From the entries below, reproduce exactly the lines from the one with "Generate a Python" through the one with "plant_a = [2.0, 1.5, 2.15, 2.15]", both included, without images.

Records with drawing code
++++++
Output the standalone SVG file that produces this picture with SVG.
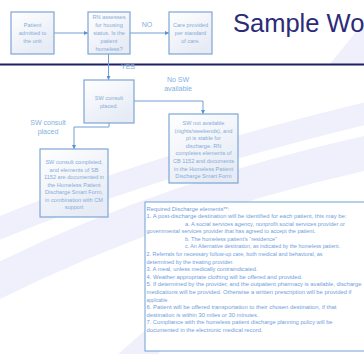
<svg xmlns="http://www.w3.org/2000/svg" width="364" height="354" viewBox="0 0 364 354">
<defs>
<linearGradient id="boxg" x1="0" y1="0" x2="0.6" y2="1">
<stop offset="0" stop-color="#ffffff"/>
<stop offset="1" stop-color="#e6ebf5"/>
</linearGradient>
<marker id="arr" viewBox="0 0 6 6" refX="6" refY="3" markerWidth="4" markerHeight="4" markerUnits="userSpaceOnUse" orient="auto">
<path d="M0,0 L6,3 L0,6 z" fill="#5b8fd0"/>
</marker>
<style>
.box{fill:url(#boxg);stroke:#7ea6d4;stroke-width:1.2}
.bt{font-family:"Liberation Sans",Arial,sans-serif;font-size:5.6px;fill:#86acd9;text-anchor:middle}
.lbl{font-family:"Liberation Sans",Arial,sans-serif;font-size:7px;fill:#7fb0e2;text-anchor:middle}
.con{fill:none;stroke:#6f9fd8;stroke-width:1}
.req{font-family:"Liberation Sans",Arial,sans-serif;font-size:5.8px;fill:#6f9edb}
.bg{fill:none;stroke:#eff0fb}
</style>
</defs>
<rect width="364" height="354" fill="#ffffff"/>
<g id="background">
<path class="bg" d="M-10,232 Q150,165 380,110" stroke-width="22"/>
<path class="bg" d="M-10,285 Q170,195 380,150" stroke-width="34"/>
<path class="bg" d="M120,370 Q250,250 380,215" stroke-width="26"/>
<path d="M330,64 L364,22 L364,64 z" fill="#eff0fb"/>
</g>
<g id="header">
<line x1="0" y1="64.5" x2="364" y2="64.5" stroke="#1f1f66" stroke-width="2"/>
<text x="233" y="32" font-family="'Liberation Sans',Arial,sans-serif" font-size="25.5" fill="#2b2b78">Sample Workflow</text>
</g>
<g id="connectors">
<line class="con" x1="54" y1="33" x2="88" y2="33" marker-end="url(#arr)"/>
<line class="con" x1="130" y1="33" x2="169" y2="33" marker-end="url(#arr)"/>
<line class="con" x1="108.5" y1="54" x2="108.5" y2="80" marker-end="url(#arr)"/>
<polyline class="con" points="134,101 203,101 203,114" marker-end="url(#arr)"/>
<polyline class="con" points="109,123 109,127 74,127 74,149" marker-end="url(#arr)"/>
<text class="lbl" x="147" y="27" font-size="6.5">NO</text>
<text class="lbl" x="128" y="69" font-size="5.5">YES</text>
<text class="lbl" x="178" y="82">No SW</text>
<text class="lbl" x="178" y="91">available</text>
<text class="lbl" x="48" y="125">SW consult</text>
<text class="lbl" x="48" y="134">placed</text>
</g>
<g id="n1">
<rect class="box" x="11" y="12" width="43" height="42"/>
<text class="bt" x="32.5" y="27">Patient</text>
<text class="bt" x="32.5" y="35">admitted to</text>
<text class="bt" x="32.5" y="43">the unit</text>
</g>
<g id="n2">
<rect class="box" x="88" y="12" width="42" height="42"/>
<text class="bt" x="109" y="19">RN assesses</text>
<text class="bt" x="109" y="27">for housing</text>
<text class="bt" x="109" y="35">status. Is the</text>
<text class="bt" x="109" y="43">patient</text>
<text class="bt" x="109" y="50.5">homeless?</text>
</g>
<g id="n3">
<rect class="box" x="169" y="12" width="43" height="42"/>
<text class="bt" x="190.5" y="27" fill="#6c93c9">Care provided</text>
<text class="bt" x="190.5" y="35" fill="#6c93c9">per standard</text>
<text class="bt" x="190.5" y="43" fill="#6c93c9">of care.</text>
</g>
<g id="n4">
<rect class="box" x="84" y="80" width="50" height="43"/>
<text class="bt" x="109" y="100">SW consult</text>
<text class="bt" x="109" y="108">placed.</text>
</g>
<g id="n5">
<rect class="box" x="169" y="114" width="69" height="69"/>
<text class="bt" x="203.5" y="125">SW not available</text>
<text class="bt" x="203.5" y="132.6">(nights/weekends), and</text>
<text class="bt" x="203.5" y="140.2">pt is stable for</text>
<text class="bt" x="203.5" y="147.8">discharge. RN</text>
<text class="bt" x="203.5" y="155.4">completes elements of</text>
<text class="bt" x="203.5" y="163">CB 1152 and documents</text>
<text class="bt" x="203.5" y="170.6">in the Homeless Patient</text>
<text class="bt" x="203.5" y="178.2">Discharge Smart Form</text>
</g>
<g id="n6">
<rect class="box" x="40" y="149" width="68" height="68"/>
<text class="bt" x="74" y="164">SW consult completed,</text>
<text class="bt" x="74" y="171.5">and elements of SB</text>
<text class="bt" x="74" y="179">1152 are documented in</text>
<text class="bt" x="74" y="186.5">the Homeless Patient</text>
<text class="bt" x="74" y="194">Discharge Smart Form,</text>
<text class="bt" x="74" y="201.5">in combination with CM</text>
<text class="bt" x="74" y="209">support</text>
</g>
<g id="n7">
<rect x="145" y="202" width="222" height="149" fill="#ffffff" stroke="#6f9fd8" stroke-width="1"/>
<text class="req" x="146.5" y="210.5" textLength="83" lengthAdjust="spacingAndGlyphs">Required Discharge elements**:</text>
<text class="req" x="146.5" y="218" textLength="200" lengthAdjust="spacingAndGlyphs">1. A post-discharge destination will be identified for each patient, this may be:</text>
<text class="req" x="185" y="225.6" textLength="160" lengthAdjust="spacingAndGlyphs">a. A social services agency, nonprofit social services provider or</text>
<text class="req" x="146.5" y="233.2" textLength="169" lengthAdjust="spacingAndGlyphs">governmental services provider that has agreed to accept the patient.</text>
<text class="req" x="185" y="240.8" textLength="92" lengthAdjust="spacingAndGlyphs">b. The homeless patient’s “residence”</text>
<text class="req" x="185" y="248.4" textLength="155" lengthAdjust="spacingAndGlyphs">c. An Alternative destination, as indicated by the homeless patient.</text>
<text class="req" x="146.5" y="256" textLength="176" lengthAdjust="spacingAndGlyphs">2. Referrals for necessary follow-up care, both medical and behavioral, as</text>
<text class="req" x="146.5" y="263.6" textLength="87" lengthAdjust="spacingAndGlyphs">determined by the treating provider.</text>
<text class="req" x="146.5" y="271.2" textLength="111" lengthAdjust="spacingAndGlyphs">3. A meal, unless medically contraindicated.</text>
<text class="req" x="146.5" y="278.8" textLength="156" lengthAdjust="spacingAndGlyphs">4. Weather appropriate clothing will be offered and provided.</text>
<text class="req" x="146.5" y="286.4" textLength="215" lengthAdjust="spacingAndGlyphs">5. If determined by the provider, and the outpatient pharmacy is available, discharge</text>
<text class="req" x="146.5" y="294" textLength="205" lengthAdjust="spacingAndGlyphs">medications will be provided. Otherwise a written prescription will be provided if</text>
<text class="req" x="146.5" y="301.6" textLength="22" lengthAdjust="spacingAndGlyphs">applicable.</text>
<text class="req" x="146.5" y="309.2" textLength="190" lengthAdjust="spacingAndGlyphs">6. Patient will be offered transportation to their chosen destination, if that</text>
<text class="req" x="146.5" y="316.8" textLength="112" lengthAdjust="spacingAndGlyphs">destination is within 30 miles or 30 minutes.</text>
<text class="req" x="146.5" y="324.4" textLength="186" lengthAdjust="spacingAndGlyphs">7. Compliance with the homeless patient discharge planning policy will be</text>
<text class="req" x="146.5" y="332" textLength="116" lengthAdjust="spacingAndGlyphs">documented in the electronic medical record.</text>
</g>
</svg>
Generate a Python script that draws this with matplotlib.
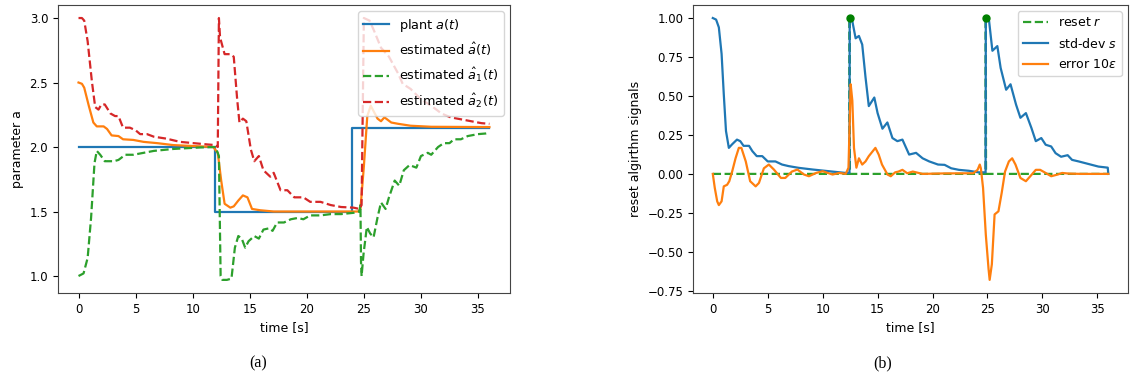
import numpy as np
import matplotlib.pyplot as plt

# --- panel (a): plant parameter and its estimates ---
plant_t = [0, 12, 24, 36]
plant_a = [2.0, 1.5, 2.15, 2.15]

est_t = [0, 0.3, 0.5, 0.9, 1.3, 1.6, 2.2, 2.5, 2.9, 3.5, 3.9, 4.8, 5.7, 6.9, 8.3, 10.7, 11.8,
         12.2, 12.5, 12.8, 13.3, 13.6, 14.0, 14.4, 14.8, 15.2, 15.9, 17.1, 20.0, 24.5,
         24.7, 25.0, 25.3, 25.6, 25.9, 26.2, 26.5, 26.8, 27.4, 28.0, 29.1, 30.9, 35.3, 36]
est_a = [2.5, 2.49, 2.46, 2.32, 2.19, 2.16, 2.16, 2.14, 2.09, 2.085, 2.06, 2.055, 2.04, 2.03, 2.015, 2.005, 2.0,
         1.955, 1.74, 1.56, 1.53, 1.54, 1.585, 1.625, 1.61, 1.52, 1.51, 1.5, 1.5, 1.5,
         1.52, 1.85, 2.24, 2.32, 2.27, 2.22, 2.2, 2.23, 2.19, 2.18, 2.165, 2.157, 2.155, 2.155]

est1_t = [0, 0.44, 0.8, 1.1, 1.4, 1.6, 1.9, 2.3, 3.1, 3.5, 4.1, 4.8, 5.4, 6.6, 8.3, 10.7, 12.0,
          12.3, 12.45, 12.6, 13.0, 13.4, 13.7, 14.0, 14.3, 14.6, 14.9, 15.4, 15.8, 16.2, 16.7,
          17.0, 17.4, 18.0, 18.6, 19.2, 19.7, 20.3, 21.2, 22.1, 23.0, 24.1, 24.6,
          24.7, 24.75, 24.8, 24.97, 25.26, 25.55, 25.85, 26.2, 26.5, 26.9, 27.2, 27.7, 28.1,
          28.5, 29.0, 29.6, 30.0, 30.6, 30.9, 31.5, 32.0, 32.5, 32.9, 33.5, 34.1, 35.0, 35.7, 36]
est1_a = [1.0, 1.02, 1.14, 1.45, 1.875, 1.97, 1.94, 1.89, 1.89, 1.90, 1.94, 1.94, 1.95, 1.97, 1.985, 1.997, 2.0,
          1.93, 1.0, 0.97, 0.97, 0.98, 1.22, 1.31, 1.29, 1.22, 1.27, 1.31, 1.29, 1.36, 1.37,
          1.35, 1.415, 1.415, 1.44, 1.45, 1.44, 1.47, 1.47, 1.48, 1.48, 1.49, 1.5,
          1.55, 1.11, 1.0, 1.17, 1.38, 1.33, 1.30, 1.455, 1.57, 1.52, 1.61, 1.74, 1.70,
          1.82, 1.86, 1.84, 1.93, 1.955, 1.94, 2.0, 2.03, 2.03, 2.06, 2.06, 2.085, 2.1, 2.105, 2.11]

est2_t = [0, 0.3, 0.5, 0.8, 1.17, 1.46, 1.75, 2.0, 2.3, 2.8, 3.2, 3.5, 3.9, 4.5, 5.0, 5.4, 6.0,
          6.6, 7.7, 8.9, 10.1, 11.3, 12.0, 12.2, 12.3, 12.4, 12.8, 13.3, 13.6, 13.9, 14.1,
          14.4, 14.7, 15.1, 15.4, 15.8, 16.2, 16.8, 17.1, 17.7, 18.3, 18.9, 19.7, 20.3,
          21.2, 22.1, 23.0, 24.1, 24.6, 24.8, 25.0, 25.5, 25.9, 26.5, 27.2, 28.0, 28.4,
          29.1, 30.0, 30.9, 31.8, 32.6, 34.4, 35.3, 36]
est2_a = [3.0, 3.0, 2.98, 2.82, 2.51, 2.31, 2.29, 2.33, 2.33, 2.26, 2.24, 2.24, 2.15, 2.15, 2.13, 2.1, 2.1,
          2.08, 2.065, 2.04, 2.03, 2.02, 2.015, 2.0, 3.0, 2.85, 2.72, 2.72, 2.70, 2.37, 2.19,
          2.22, 2.2, 1.98, 1.89, 1.93, 1.82, 1.77, 1.80, 1.665, 1.665, 1.61, 1.61, 1.575,
          1.575, 1.55, 1.535, 1.53, 1.52, 1.55, 3.0, 2.98, 2.90, 2.77, 2.70, 2.57, 2.49,
          2.45, 2.37, 2.32, 2.26, 2.23, 2.2, 2.185, 2.18]

# --- panel (b): reset algorithm signals ---
reset_t = [0, 12.44, 12.46, 12.48, 24.83, 24.85, 24.87, 36]
reset_r = [0, 0, 1, 0, 0, 1, 0, 0]

std_t = [0, 0.3, 0.55, 0.8, 1.0, 1.2, 1.46, 1.76, 2.2, 2.5, 2.8, 3.3, 3.6, 4.0, 4.5, 5.0, 5.7,
         6.3, 6.9, 7.8, 9.1, 10.6, 12.1, 12.44, 12.46, 12.7, 13.0, 13.3, 13.6, 13.9, 14.2,
         14.7, 15.0, 15.44, 15.89, 16.35, 16.8, 17.26, 17.87, 18.5, 19.1, 19.7, 20.5, 21.1,
         21.7, 22.4, 23.3, 24.2, 24.83, 24.85, 25.15, 25.45, 25.9, 26.2, 26.7, 27.1, 27.6,
         28.0, 28.5, 29.0, 29.4, 29.9, 30.3, 30.8, 31.2, 31.7, 32.3, 32.7, 33.3, 33.9, 34.5,
         35.1, 35.95, 36]
std_s = [1.0, 0.99, 0.94, 0.77, 0.51, 0.275, 0.167, 0.19, 0.22, 0.21, 0.18, 0.18, 0.146, 0.114, 0.114, 0.08, 0.08,
         0.06, 0.05, 0.039, 0.028, 0.017, 0.006, 0.006, 1.0, 0.98, 0.87, 0.885, 0.83, 0.62, 0.435,
         0.49, 0.39, 0.29, 0.33, 0.23, 0.21, 0.22, 0.124, 0.135, 0.10, 0.08, 0.06, 0.058,
         0.036, 0.026, 0.02, 0.01, 0.01, 1.0, 0.98, 0.79, 0.82, 0.68, 0.54, 0.575, 0.445,
         0.36, 0.39, 0.295, 0.21, 0.23, 0.187, 0.176, 0.133, 0.11, 0.12, 0.09, 0.08, 0.069, 0.058,
         0.047, 0.04, 0.0]

err_t = [0, 0.18, 0.4, 0.55, 0.8, 1.0, 1.3, 1.5, 1.76, 2.07, 2.37, 2.6, 3.0, 3.4, 3.9, 4.2, 4.65,
         5.1, 5.56, 6.2, 6.6, 7.2, 7.7, 8.3, 8.75, 9.4, 10.0, 10.9, 11.5, 12.1, 12.35, 12.55,
         12.7, 12.85, 13.07, 13.3, 13.6, 13.9, 14.2, 14.8, 15.1, 15.4, 15.9, 16.2, 16.6, 16.9,
         17.26, 17.7, 18.2, 19.1, 21.0, 23.7, 24.1, 24.3, 24.4, 24.6, 24.85, 25.1, 25.2, 25.4,
         25.65, 26.0, 26.3, 26.6, 26.95, 27.25, 27.55, 28.0, 28.5, 28.9, 29.4, 29.8, 30.3,
         30.8, 31.4, 31.8, 32.4, 33.5, 36]
err_e = [0, -0.09, -0.176, -0.2, -0.176, -0.08, -0.07, -0.047, 0.015, 0.10, 0.167, 0.167, 0.08, -0.047, -0.08, -0.058, 0.036,
         0.06, 0.028, -0.026, -0.026, 0.015, 0.028, -0.004, -0.015, 0.006, 0.017, -0.004, 0.006, 0.0, 0.04, 0.575,
         0.47, 0.167, 0.04, 0.10, 0.06, 0.08, 0.114, 0.167, 0.124, 0.06, -0.004, -0.015, 0.01, 0.015,
         0.026, 0.004, 0.015, 0.0, 0.003, 0.004, 0.026, 0.06, 0.036, -0.09, -0.39, -0.61, -0.68, -0.58,
         -0.26, -0.24, -0.12, 0.015, 0.08, 0.10, 0.06, -0.026, -0.047, -0.015, 0.026, 0.026, 0.006,
         -0.015, -0.004, 0.006, 0.002, 0.0, 0.0]

plt.rcParams['font.size'] = 9
plt.rcParams['xtick.labelsize'] = 8.5
plt.rcParams['ytick.labelsize'] = 8.5
fig = plt.figure(figsize=(11.3, 3.8), dpi=100)

# left panel
ax1 = fig.add_axes([0.0513, 0.229, 0.40, 0.758])
ax1.plot(plant_t, plant_a, drawstyle='steps-post', color='C0', lw=1.6, label=r'plant $a(t)$')
ax1.plot(est_t, est_a, color='C1', lw=1.6, label=r'estimated $\hat{a}(t)$')
ax1.plot(est1_t, est1_a, '--', color='C2', lw=1.6, label=r'estimated $\hat{a}_1(t)$')
ax1.plot(est2_t, est2_a, '--', color='C3', lw=1.6, label=r'estimated $\hat{a}_2(t)$')
ax1.set_xticks(np.arange(0, 40, 5))
ax1.set_yticks([1.0, 1.5, 2.0, 2.5, 3.0])
ax1.set_xlabel('time [s]')
ax1.set_ylabel('parameter a')
ax1.legend(loc='upper right', fontsize=9.3, labelspacing=0.6)

# right panel
ax2 = fig.add_axes([0.6133, 0.229, 0.385, 0.758])
ax2.plot(reset_t, reset_r, '--', color='C2', lw=1.6, label=r'reset $r$')
ax2.plot(std_t, std_s, color='C0', lw=1.6, label=r'std-dev $s$')
ax2.plot(err_t, err_e, color='C1', lw=1.6, label=r'error $10\varepsilon$')
rt = np.array(reset_t)
rr = np.array(reset_r)
ax2.plot(rt[rr > 0], rr[rr > 0], 'o', color='green', ms=5)
ax2.set_xticks(np.arange(0, 40, 5))
ax2.set_yticks(np.arange(-0.75, 1.01, 0.25))
ax2.set_xlabel('time [s]')
ax2.set_ylabel('reset algirthm signals')
ax2.legend(loc='upper right', fontsize=9, labelspacing=0.6)

for ax in (ax1, ax2):
    for sp in ax.spines.values():
        sp.set_color('#444444')

fig.text(0.228, 0.032, '(a)', family='Liberation Serif', fontsize=11.5, ha='center')
fig.text(0.781, 0.032, '(b)', family='Liberation Serif', fontsize=11.5, ha='center')

fig.savefig('out.png', dpi=100)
++++++
• _Task output_
Generate a Python script that draws this with matplotlib.
import numpy as np
import matplotlib.pyplot as plt

# --- panel (a): plant parameter and its estimates ---
plant_t = [0, 12, 24, 36]
plant_a = [2.0, 1.5, 2.15, 2.15]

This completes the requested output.